Due to Hominick needing to square up to defend the left hook, he has little power behind a prospective right hand, and his weight is on his lead leg, making it hard for him to lift up the leg to check. In any Jose Aldo match, you won't have to wait long to see this technique.
Renan Barao, on the other hand, does NOT set up his kicks well. He kicks from his stance almost exclusively and, while he has yet to get in trouble for it, the openings are obvious. Watch as here, against Scott Jorgensen, he throws a low kick from far too close in, without a set up, and almost gets countered.
Before the first still, Jorgensen had been backing up, Barao walked him down and attempted a kick. The jab which Jorgensen threw missed Barao (who was in good kicking posture rather than upright), but Barao's shin lands almost on Jorgensen's hip bone - this would be exceptionally easy to catch and certainly a far less pleasant connection for Barao than against the soft, thigh muscle (many boxers have broken their hands on their opponent's hips, and while it is rare in kickboxing, kicking the hip bone rather than a muscle can hurt the shin and just isn't a great idea). You will notice how easy it would be for Jorgensen to pick up the kick were he not attempting to punch at the time. Jorgensen lands a glancing right hand on Barao as the latter recovers, highlight the dangers of leading with a kick.

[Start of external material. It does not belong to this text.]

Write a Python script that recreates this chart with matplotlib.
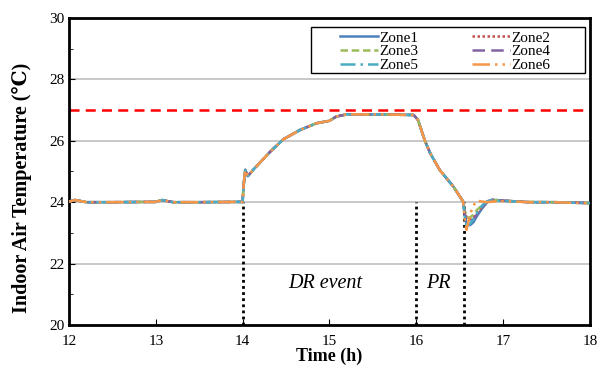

Aldo also leads with kicks from time to time, even against great wrestlers like Urijah Faber and Mike Thomas Brown, but he does so from an appropriate distance, when his opponent is unlikely to come back with punches. He also makes amendments to his kick to maintain his safe position on the outside.
Notice that Aldo, against Hominick, does not step forward but rather kicks straight from his stance in almost an upward motion, holding his hips back rather than turning them through as Barao did. He connects with the end of his shin and leg, but is nowhere to be found when Hominick, a much better striker than Scott Jorgensen, attempts to throw punches back at him. Were Barao to kick as he did against Jorgensen against a competent striker such as Hominick, he could find himself on the losing end of the exchange.
The hazards of kicking from too close in, without set up, and over committing, may catch up with Renan Barao in his meeting with Urijah Faber at the end of the week. Furthermore his lack of head movement, tendency to swing wild, and good form on the jab alone may hurt him against Faber - who has used an inside slip and right hook against much better jabbers than Barao such as Eddie Wineland. That said, his takedown defense has looked every bit as good as his training partner, Jose Aldo, and he certainly has the power in his kicks and inventiveness of Aldo. The comparisons of the two are pointless, however. Renan Barao and Jose Aldo both have had massive success in the stand up, however while Aldo is a power punching low kicker, Barao is a jabber who does not set up his kicks well and over commits in exchanges. Meanwhile, Barao has a far better jab than the featherweight champion. Even if Barao is to win the Bantamweight title, he will be the Renan Barao of that division, and not its' Jose Aldo.